[BEGIN MATERIALS PROVIDED]

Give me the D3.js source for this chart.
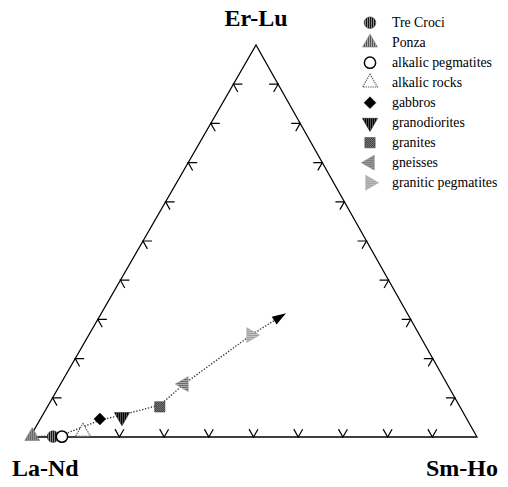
<!DOCTYPE html>
<html>
<head>
<meta charset="utf-8">
<script src="https://cdn.jsdelivr.net/npm/d3@7/dist/d3.min.js"></script>
<style>
  html, body { margin: 0; padding: 0; background: #fff; }
  svg { display: block; }
  svg text { font-family: "Liberation Serif", "Tinos", "DejaVu Serif", "Times New Roman", serif; }
</style>
</head>
<body>
<svg id="chart" width="508" height="487"></svg>
<script>
// Ternary REE diagram: La-Nd / Sm-Ho / Er-Lu (percent)
const apexLabels = ["La-Nd", "Sm-Ho", "Er-Lu"];
const seriesNames = ["Tre Croci", "Ponza", "alkalic pegmatites", "alkalic rocks",
  "gabbros", "granodiorites", "granites", "gneisses", "granitic pegmatites"];
// [La-Nd, Sm-Ho, Er-Lu]
const laNd = [94.8, 99.4, 92.8, 87.5, 82.1, 76.9, 67.3, 58.9, 37.7];
const smHo = [5.1, 0.4, 7.1, 11.2, 13.3, 18.0, 25.2, 27.6, 36.3];
const erLu = [0.1, 0.2, 0.1, 1.3, 4.6, 5.1, 7.7, 13.5, 26.0];
// Evolution trend (dotted arrow)
const trendLaNd = [99.5, 92.6, 82.2, 76.6, 66.8, 58.9, 37.7, 27.1];
const trendSmHo = [0.5, 6.9, 13.5, 17.7, 25.0, 27.6, 36.3, 41.3];
const trendErLu = [0.0, 0.5, 4.3, 5.6, 8.2, 13.5, 26.0, 31.6];
const tickSteps = [10, 20, 30, 40, 50, 60, 70, 80, 90];
const bottomTickSteps = [20, 30, 40, 50, 60, 70, 80, 90];

const svg = d3.select("#chart");
const defs = svg.append("defs");

// Triangle frame
const BL = [30, 437], BR = [477, 437], TOP = [256, 45];
const yScale = d3.scaleLinear().domain([0, 100]).range([BL[1], TOP[1]]);
const bScale = d3.scaleLinear().domain([0, 100]).range([0, BR[0] - BL[0]]);
const cShift = d3.scaleLinear().domain([0, 100]).range([0, TOP[0] - BL[0]]);
function proj(a, b, c) {
  const s = a + b + c;
  const bb = b / s * 100, cc = c / s * 100;
  return [BL[0] + bScale(bb) + cShift(cc), yScale(cc)];
}

// fill patterns
function stripePattern(id, c1, c2, w) {
  const p = defs.append("pattern").attr("id", id).attr("patternUnits", "userSpaceOnUse")
    .attr("width", w * 2).attr("height", 4);
  p.append("rect").attr("width", w * 2).attr("height", 4).attr("fill", c2);
  p.append("rect").attr("width", w).attr("height", 4).attr("fill", c1);
}
stripePattern("pTre", "#111", "#8a8a8a", 1);
stripePattern("pPonza", "#555", "#aaa", 1);
stripePattern("pGrano", "#000", "#555", 1);
stripePattern("pGneiss", "#666", "#b0b0b0", 1);
stripePattern("pPeg", "#999", "#c8c8c8", 1);
const chk = defs.append("pattern").attr("id", "pGran").attr("patternUnits", "userSpaceOnUse")
  .attr("width", 2).attr("height", 2);
chk.append("rect").attr("width", 2).attr("height", 2).attr("fill", "#999");
chk.append("rect").attr("width", 1).attr("height", 1).attr("fill", "#222");
chk.append("rect").attr("x", 1).attr("y", 1).attr("width", 1).attr("height", 1).attr("fill", "#222");

const styles = [
  { type: d3.symbolCircle, size: 105, fill: "url(#pTre)", stroke: "#333", sw: 0.6, rot: 0 },
  { type: d3.symbolTriangle, size: 95, fill: "url(#pPonza)", stroke: "#777", sw: 0.6, rot: 0 },
  { type: d3.symbolCircle, size: 100, fill: "#fff", stroke: "#000", sw: 1.5, rot: 0 },
  { type: d3.symbolTriangle, size: 95, fill: "#fff", stroke: "#555", sw: 1.1, rot: 0, dash: "1.3,1" },
  { type: d3.symbolSquare, size: 70, fill: "#000", stroke: "#000", sw: 0.5, rot: 45 },
  { type: d3.symbolTriangle, size: 100, fill: "url(#pGrano)", stroke: "#222", sw: 0.6, rot: 180 },
  { type: d3.symbolSquare, size: 105, fill: "url(#pGran)", stroke: "#444", sw: 0.6, rot: 0 },
  { type: d3.symbolTriangle, size: 95, fill: "url(#pGneiss)", stroke: "#888", sw: 0.6, rot: -90 },
  { type: d3.symbolTriangle, size: 95, fill: "url(#pPeg)", stroke: "#aaa", sw: 0.6, rot: 90 }
];

// frame
const g = svg.append("g");
g.append("path")
  .attr("d", d3.line()([proj(100, 0, 0), proj(0, 100, 0), proj(0, 0, 100)]) + "Z")
  .attr("fill", "none").attr("stroke", "#000").attr("stroke-width", 1.3)
  .attr("stroke-linejoin", "miter");

// tick marks: two short arms per tick, along the inner grid directions
const armLen = 9;
const dirRight = [1, 0], dirLeft = [-1, 0];
const len = (v) => Math.hypot(v[0], v[1]);
const norm = (v) => [v[0] / len(v), v[1] / len(v)];
const downRight = norm([BR[0] - TOP[0], BR[1] - TOP[1]]);
const downLeft = norm([BL[0] - TOP[0], BL[1] - TOP[1]]);
const upLeft = [-downRight[0], -downRight[1]];
const upRight = [-downLeft[0], -downLeft[1]];
function drawTick(p, d1, d2) {
  g.append("path")
    .attr("d", d3.line()([
      [p[0] + d1[0] * armLen, p[1] + d1[1] * armLen], p,
      [p[0] + d2[0] * armLen, p[1] + d2[1] * armLen]]))
    .attr("fill", "none").attr("stroke", "#000").attr("stroke-width", 1.2);
}
// left side (La-Nd / Er-Lu edge)
tickSteps.forEach(t => drawTick(proj(100 - t, 0, t), dirRight, downRight));
// right side (Sm-Ho / Er-Lu edge)
tickSteps.forEach(t => drawTick(proj(0, 100 - t, t), dirLeft, downLeft));
// bottom side
bottomTickSteps.forEach(t => drawTick(proj(100 - t, t, 0), upLeft, upRight));

// trend line with arrowhead
const trend = trendLaNd.map((a, i) => proj(a, trendSmHo[i], trendErLu[i]));
const tail = trend[trend.length - 2], tip = trend[trend.length - 1];
const dir = norm([tip[0] - tail[0], tip[1] - tail[1]]);
g.append("path")
  .attr("d", d3.line()(trend.slice(0, -1).concat([[tip[0] - dir[0] * 10, tip[1] - dir[1] * 10]])))
  .attr("fill", "none").attr("stroke", "#333").attr("stroke-width", 1.4)
  .attr("stroke-dasharray", "1.3,1.7");
{
  const n = [-dir[1], dir[0]];
  const L = 14, W = 4.5;
  const base = [tip[0] - dir[0] * L, tip[1] - dir[1] * L];
  g.append("path")
    .attr("d", d3.line()([tip, [base[0] + n[0] * W, base[1] + n[1] * W],
      [base[0] - n[0] * W, base[1] - n[1] * W]]) + "Z")
    .attr("fill", "#000");
}

// data points
function drawSymbol(sel, st, x, y) {
  sel.append("path")
    .attr("d", d3.symbol().type(st.type).size(st.size)())
    .attr("transform", `translate(${x},${y}) rotate(${st.rot})`)
    .attr("fill", st.fill).attr("stroke", st.stroke).attr("stroke-width", st.sw)
    .attr("stroke-dasharray", st.dash || null);
}
const order = [3, 1, 0, 2, 4, 5, 6, 7, 8];
order.forEach(i => {
  const p = proj(laNd[i], smHo[i], erLu[i]);
  drawSymbol(g, styles[i], p[0], p[1]);
});

// apex labels
svg.append("text").attr("x", 256).attr("y", 26).attr("text-anchor", "middle")
  .attr("font-weight", "bold").attr("font-size", 24)
  .text(apexLabels[2]);
svg.append("text").attr("x", 12).attr("y", 476)
  .attr("font-weight", "bold").attr("font-size", 24)
  .text(apexLabels[0]);
svg.append("text").attr("x", 498).attr("y", 476).attr("text-anchor", "end")
  .attr("font-weight", "bold").attr("font-size", 24)
  .text(apexLabels[1]);

// legend
const legend = svg.append("g");
seriesNames.forEach((name, i) => {
  const cy = 22.7 + i * 20;
  drawSymbol(legend, styles[i], 370, cy);
  legend.append("text").attr("x", 392).attr("y", cy + 4.5)
    .attr("font-size", 13.8).attr("fill", "#000")
    .text(name);
});
</script>
</body>
</html>
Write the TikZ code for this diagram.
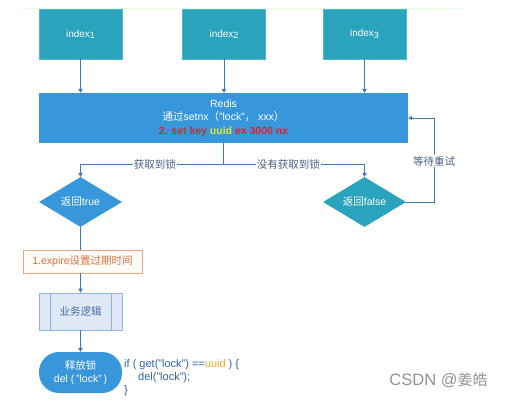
\documentclass[tikz,border=0pt]{standalone}
\usepackage{fontspec}
\setmainfont{Liberation Sans}
\newfontfamily\cjk{Noto Sans CJK SC}
\usetikzlibrary{shapes.geometric,arrows.meta}
\definecolor{cteal}{HTML}{2AA3BD}
\definecolor{cblue}{HTML}{3897DB}
\definecolor{cline}{HTML}{3D7AB8}
\definecolor{clbl}{HTML}{4A5F85}
\definecolor{corange}{HTML}{F2A585}
\definecolor{corangetxt}{HTML}{D8703E}
\definecolor{cbizfill}{HTML}{DFE9F5}
\definecolor{cbizline}{HTML}{8DB3E0}
\definecolor{cbiztxt}{HTML}{4A6FA5}
\definecolor{ccode}{HTML}{2E5FAF}
\definecolor{cred}{HTML}{E5202A}
\definecolor{cyel}{HTML}{E2E23A}
\definecolor{cuuid}{HTML}{F5A623}
\newcommand{\idxsub}[1]{\raisebox{-1.2pt}{\fontsize{9}{9}\selectfont #1}}
\begin{document}
\begin{tikzpicture}[x=1pt,y=-1pt,
  font=\fontsize{10.5}{13.5}\selectfont,
  tealbox/.style={draw=cteal!80!white,fill=cteal,text=white,minimum width=83pt,minimum height=50pt,inner sep=0pt,font=\fontsize{10}{12}\selectfont},
  bluebox/.style={fill=cblue,text=white,inner sep=0pt},
  dia/.style={diamond,aspect=1.66,minimum width=83pt,minimum height=50pt,inner sep=0pt,text=white},
  arr/.style={draw=cline,line width=0.8pt,-{Triangle[length=4pt,width=4.5pt]}},
  ln/.style={draw=cline,line width=0.8pt},
  lbl/.style={fill=white,text=clbl,inner sep=1pt,font=\cjk\fontsize{10.5}{11}\selectfont}
]
\useasboundingbox (0,0) rectangle (510,401);
\draw[draw=green!40!white!55!white,line width=0.8pt,opacity=0.5] (23,8) -- (462,8);

\node[tealbox] (i1) at (80.5,34) {index\idxsub{1}};
\node[tealbox] (i2) at (224,34) {index\idxsub{2}};
\node[tealbox] (i3) at (364.5,34) {index\idxsub{3}};

\node[bluebox,minimum width=369pt,minimum height=50pt,align=center] (redis) at (223.5,118)
  {Redis\\{\cjk 通过}setnx{\cjk （}"lock"{\cjk ，}\ xxx{\cjk ）}\\\textbf{\textcolor{cred}{2. set key \textcolor{cyel}{uuid} ex 3000 nx}}};

\draw[arr] (i1) -- (i1 |- redis.north);
\draw[arr] (i2) -- (i2 |- redis.north);
\draw[arr] (i3) -- (i3 |- redis.north);

\node[dia,fill=cblue] (dtrue) at (80.5,202) {{\cjk 返回}true};
\node[dia,fill=cteal] (dfalse) at (364.5,202) {{\cjk 返回}false};

\coordinate (j) at (223.5,164);
\draw[ln] (redis.south) -- (j);
\draw[arr] (j) -| node[lbl,pos=0.24]{获取到锁} (dtrue.north);
\draw[arr] (j) -| node[lbl,pos=0.23]{没有获取到锁} (dfalse.north);

\coordinate (loop) at (434,118);
\draw[arr] (dfalse.east) -| node[lbl,pos=0.744]{等待重试} (loop) -- (redis.east);

\node[draw=corange,fill=orange!3,text=corangetxt,line width=0.8pt,minimum width=119pt,minimum height=23pt,inner sep=0pt] (expire) at (82.5,261.5) {1.expire{\cjk 设置过期时间}};
\draw[ln] (dtrue.south) -- (dtrue.south |- expire.north);

\node[draw=cbizline,fill=cbizfill,text=cbiztxt,line width=0.8pt,minimum width=83pt,minimum height=37pt,inner sep=0pt,font=\cjk\fontsize{10.5}{12}\selectfont] (biz) at (80.5,311.5) {业务逻辑};
\draw[draw=cbizline,line width=0.8pt] ([xshift=11.5pt]biz.north west) -- ([xshift=11.5pt]biz.south west);
\draw[draw=cbizline,line width=0.8pt] ([xshift=-11.5pt]biz.north east) -- ([xshift=-11.5pt]biz.south east);
\draw[arr] (expire.south -| biz.north) -- (biz.north);

\node[bluebox,rounded corners=20pt,minimum width=83pt,minimum height=41pt,align=center,font=\fontsize{10.5}{13.5}\selectfont] (rel) at (80.5,372.5) {{\cjk 释放锁}\\del (\,"lock"\,)};
\draw[arr] (biz.south) -- (rel.north);

\node[anchor=west,align=left,text=ccode,inner sep=0pt,font=\fontsize{11}{12.8}\selectfont] (code) at (124,377.5)
  {if ( get("lock") ==\textcolor{cuuid}{uuid} ) \{\\\hspace*{14pt}del("lock");\\\}};

\node[text=gray!85!white,anchor=center,inner sep=0pt,font=\fontsize{16.5}{17}\selectfont] (wm) at (438.5,380) {CSDN @{\cjk\fontsize{15}{16}\selectfont 姜皓}};
\end{tikzpicture}
\end{document}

[END MATERIALS PROVIDED]

Return a copy of every line that includes the word "this".

• **RESPONSE TO THE TASK**
Give me the D3.js source for this chart.
Write the TikZ code for this diagram.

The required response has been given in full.